• Data in this exercise:
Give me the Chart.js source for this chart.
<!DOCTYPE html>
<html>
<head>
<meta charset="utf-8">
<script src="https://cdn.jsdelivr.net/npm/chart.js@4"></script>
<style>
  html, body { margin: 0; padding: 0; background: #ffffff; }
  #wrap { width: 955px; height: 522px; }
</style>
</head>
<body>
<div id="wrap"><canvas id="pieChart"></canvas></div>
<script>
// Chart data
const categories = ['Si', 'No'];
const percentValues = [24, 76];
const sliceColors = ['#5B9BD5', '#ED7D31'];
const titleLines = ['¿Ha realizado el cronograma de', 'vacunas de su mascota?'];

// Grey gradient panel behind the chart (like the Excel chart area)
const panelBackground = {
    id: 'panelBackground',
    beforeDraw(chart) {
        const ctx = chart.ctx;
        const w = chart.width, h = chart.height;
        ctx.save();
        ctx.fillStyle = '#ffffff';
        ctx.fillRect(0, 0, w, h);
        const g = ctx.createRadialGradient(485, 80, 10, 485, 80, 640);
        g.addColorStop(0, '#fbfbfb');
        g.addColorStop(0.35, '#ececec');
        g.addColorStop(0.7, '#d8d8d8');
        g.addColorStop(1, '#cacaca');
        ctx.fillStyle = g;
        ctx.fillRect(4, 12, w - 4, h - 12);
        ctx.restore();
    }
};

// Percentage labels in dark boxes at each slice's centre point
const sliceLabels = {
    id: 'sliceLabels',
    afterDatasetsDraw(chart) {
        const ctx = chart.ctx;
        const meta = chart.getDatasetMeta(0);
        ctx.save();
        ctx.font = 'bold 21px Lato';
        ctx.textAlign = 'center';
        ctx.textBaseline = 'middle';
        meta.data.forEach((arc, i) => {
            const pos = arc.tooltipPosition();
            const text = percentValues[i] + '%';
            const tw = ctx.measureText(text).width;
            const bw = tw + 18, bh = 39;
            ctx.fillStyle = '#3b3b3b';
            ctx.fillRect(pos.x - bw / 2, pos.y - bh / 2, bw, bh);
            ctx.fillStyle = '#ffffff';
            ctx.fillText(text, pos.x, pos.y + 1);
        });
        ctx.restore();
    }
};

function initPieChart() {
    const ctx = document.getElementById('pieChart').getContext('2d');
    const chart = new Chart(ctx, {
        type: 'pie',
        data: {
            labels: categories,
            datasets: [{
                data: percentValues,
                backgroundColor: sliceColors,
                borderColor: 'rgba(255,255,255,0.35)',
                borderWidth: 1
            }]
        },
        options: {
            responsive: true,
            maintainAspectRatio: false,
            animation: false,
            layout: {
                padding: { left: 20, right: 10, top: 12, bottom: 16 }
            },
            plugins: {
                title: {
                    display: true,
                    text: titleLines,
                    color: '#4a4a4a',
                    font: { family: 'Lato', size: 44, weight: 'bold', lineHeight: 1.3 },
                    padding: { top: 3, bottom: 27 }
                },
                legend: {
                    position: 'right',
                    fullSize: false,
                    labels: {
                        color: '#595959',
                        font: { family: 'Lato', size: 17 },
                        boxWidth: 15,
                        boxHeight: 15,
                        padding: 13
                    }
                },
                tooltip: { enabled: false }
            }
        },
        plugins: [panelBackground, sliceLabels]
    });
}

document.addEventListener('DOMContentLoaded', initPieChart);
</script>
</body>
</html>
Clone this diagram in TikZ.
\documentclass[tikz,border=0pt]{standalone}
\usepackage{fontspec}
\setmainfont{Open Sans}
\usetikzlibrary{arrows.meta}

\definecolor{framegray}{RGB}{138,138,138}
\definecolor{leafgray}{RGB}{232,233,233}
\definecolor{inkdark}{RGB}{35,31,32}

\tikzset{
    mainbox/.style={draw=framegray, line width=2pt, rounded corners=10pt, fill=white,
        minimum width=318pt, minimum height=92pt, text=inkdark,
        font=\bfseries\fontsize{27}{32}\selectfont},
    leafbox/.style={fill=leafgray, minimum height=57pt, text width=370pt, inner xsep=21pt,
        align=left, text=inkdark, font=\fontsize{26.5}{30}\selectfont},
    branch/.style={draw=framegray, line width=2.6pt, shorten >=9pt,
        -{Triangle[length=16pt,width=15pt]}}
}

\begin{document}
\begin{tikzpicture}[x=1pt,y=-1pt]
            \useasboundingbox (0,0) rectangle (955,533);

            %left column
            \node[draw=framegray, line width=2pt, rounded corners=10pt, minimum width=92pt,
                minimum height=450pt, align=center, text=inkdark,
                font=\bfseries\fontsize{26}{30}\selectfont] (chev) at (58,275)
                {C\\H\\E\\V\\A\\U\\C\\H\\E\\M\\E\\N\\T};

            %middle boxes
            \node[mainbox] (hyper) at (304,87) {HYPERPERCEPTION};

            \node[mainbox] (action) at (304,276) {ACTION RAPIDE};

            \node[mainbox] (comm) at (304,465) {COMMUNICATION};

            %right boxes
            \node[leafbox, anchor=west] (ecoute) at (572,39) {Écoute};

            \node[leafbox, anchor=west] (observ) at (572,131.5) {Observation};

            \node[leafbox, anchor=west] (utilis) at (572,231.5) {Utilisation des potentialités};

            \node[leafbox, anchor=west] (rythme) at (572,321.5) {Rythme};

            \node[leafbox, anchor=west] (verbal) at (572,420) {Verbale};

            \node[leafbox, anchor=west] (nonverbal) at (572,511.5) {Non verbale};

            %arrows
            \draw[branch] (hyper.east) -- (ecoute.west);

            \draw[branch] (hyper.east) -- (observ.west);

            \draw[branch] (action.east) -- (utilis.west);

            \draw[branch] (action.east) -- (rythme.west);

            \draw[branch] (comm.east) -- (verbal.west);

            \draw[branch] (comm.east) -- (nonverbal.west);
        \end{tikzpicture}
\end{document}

• Exercise goal:
Return the whole listing exactly.

• Worked solution:
Give me the Chart.js source for this chart.
<!DOCTYPE html>
<html>
<head>
<meta charset="utf-8">
<script src="https://cdn.jsdelivr.net/npm/chart.js@4"></script>
<style>
  html, body { margin: 0; padding: 0; background: #ffffff; }
  #wrap { width: 955px; height: 522px; }
</style>
</head>
<body>
<div id="wrap"><canvas id="pieChart"></canvas></div>
<script>
// Chart data
const categories = ['Si', 'No'];
const percentValues = [24, 76];
const sliceColors = ['#5B9BD5', '#ED7D31'];
const titleLines = ['¿Ha realizado el cronograma de', 'vacunas de su mascota?'];

// Grey gradient panel behind the chart (like the Excel chart area)
const panelBackground = {
    id: 'panelBackground',
    beforeDraw(chart) {
        const ctx = chart.ctx;
        const w = chart.width, h = chart.height;
        ctx.save();
        ctx.fillStyle = '#ffffff';
        ctx.fillRect(0, 0, w, h);
        const g = ctx.createRadialGradient(485, 80, 10, 485, 80, 640);
        g.addColorStop(0, '#fbfbfb');
        g.addColorStop(0.35, '#ececec');
        g.addColorStop(0.7, '#d8d8d8');
        g.addColorStop(1, '#cacaca');
        ctx.fillStyle = g;
        ctx.fillRect(4, 12, w - 4, h - 12);
        ctx.restore();
    }
};

// Percentage labels in dark boxes at each slice's centre point
const sliceLabels = {
    id: 'sliceLabels',
    afterDatasetsDraw(chart) {
        const ctx = chart.ctx;
        const meta = chart.getDatasetMeta(0);
        ctx.save();
        ctx.font = 'bold 21px Lato';
        ctx.textAlign = 'center';
        ctx.textBaseline = 'middle';
        meta.data.forEach((arc, i) => {
            const pos = arc.tooltipPosition();
            const text = percentValues[i] + '%';
            const tw = ctx.measureText(text).width;
            const bw = tw + 18, bh = 39;
            ctx.fillStyle = '#3b3b3b';
            ctx.fillRect(pos.x - bw / 2, pos.y - bh / 2, bw, bh);
            ctx.fillStyle = '#ffffff';
            ctx.fillText(text, pos.x, pos.y + 1);
        });
        ctx.restore();
    }
};

function initPieChart() {
    const ctx = document.getElementById('pieChart').getContext('2d');
    const chart = new Chart(ctx, {
        type: 'pie',
        data: {
            labels: categories,
            datasets: [{
                data: percentValues,
                backgroundColor: sliceColors,
                borderColor: 'rgba(255,255,255,0.35)',
                borderWidth: 1
            }]
        },
        options: {
            responsive: true,
            maintainAspectRatio: false,
            animation: false,
            layout: {
                padding: { left: 20, right: 10, top: 12, bottom: 16 }
            },
            plugins: {
                title: {
                    display: true,
                    text: titleLines,
                    color: '#4a4a4a',
                    font: { family: 'Lato', size: 44, weight: 'bold', lineHeight: 1.3 },
                    padding: { top: 3, bottom: 27 }
                },
                legend: {
                    position: 'right',
                    fullSize: false,
                    labels: {
                        color: '#595959',
                        font: { family: 'Lato', size: 17 },
                        boxWidth: 15,
                        boxHeight: 15,
                        padding: 13
                    }
                },
                tooltip: { enabled: false }
            }
        },
        plugins: [panelBackground, sliceLabels]
    });
}

document.addEventListener('DOMContentLoaded', initPieChart);
</script>
</body>
</html>
Clone this diagram in TikZ.
\documentclass[tikz,border=0pt]{standalone}
\usepackage{fontspec}
\setmainfont{Open Sans}
\usetikzlibrary{arrows.meta}

\definecolor{framegray}{RGB}{138,138,138}
\definecolor{leafgray}{RGB}{232,233,233}
\definecolor{inkdark}{RGB}{35,31,32}

\tikzset{
    mainbox/.style={draw=framegray, line width=2pt, rounded corners=10pt, fill=white,
        minimum width=318pt, minimum height=92pt, text=inkdark,
        font=\bfseries\fontsize{27}{32}\selectfont},
    leafbox/.style={fill=leafgray, minimum height=57pt, text width=370pt, inner xsep=21pt,
        align=left, text=inkdark, font=\fontsize{26.5}{30}\selectfont},
    branch/.style={draw=framegray, line width=2.6pt, shorten >=9pt,
        -{Triangle[length=16pt,width=15pt]}}
}

\begin{document}
\begin{tikzpicture}[x=1pt,y=-1pt]
            \useasboundingbox (0,0) rectangle (955,533);

            %left column
            \node[draw=framegray, line width=2pt, rounded corners=10pt, minimum width=92pt,
                minimum height=450pt, align=center, text=inkdark,
                font=\bfseries\fontsize{26}{30}\selectfont] (chev) at (58,275)
                {C\\H\\E\\V\\A\\U\\C\\H\\E\\M\\E\\N\\T};

            %middle boxes
            \node[mainbox] (hyper) at (304,87) {HYPERPERCEPTION};

            \node[mainbox] (action) at (304,276) {ACTION RAPIDE};

            \node[mainbox] (comm) at (304,465) {COMMUNICATION};

            %right boxes
            \node[leafbox, anchor=west] (ecoute) at (572,39) {Écoute};

            \node[leafbox, anchor=west] (observ) at (572,131.5) {Observation};

            \node[leafbox, anchor=west] (utilis) at (572,231.5) {Utilisation des potentialités};

            \node[leafbox, anchor=west] (rythme) at (572,321.5) {Rythme};

            \node[leafbox, anchor=west] (verbal) at (572,420) {Verbale};

            \node[leafbox, anchor=west] (nonverbal) at (572,511.5) {Non verbale};

            %arrows
            \draw[branch] (hyper.east) -- (ecoute.west);

            \draw[branch] (hyper.east) -- (observ.west);

            \draw[branch] (action.east) -- (utilis.west);

            \draw[branch] (action.east) -- (rythme.west);

            \draw[branch] (comm.east) -- (verbal.west);

            \draw[branch] (comm.east) -- (nonverbal.west);
        \end{tikzpicture}
\end{document}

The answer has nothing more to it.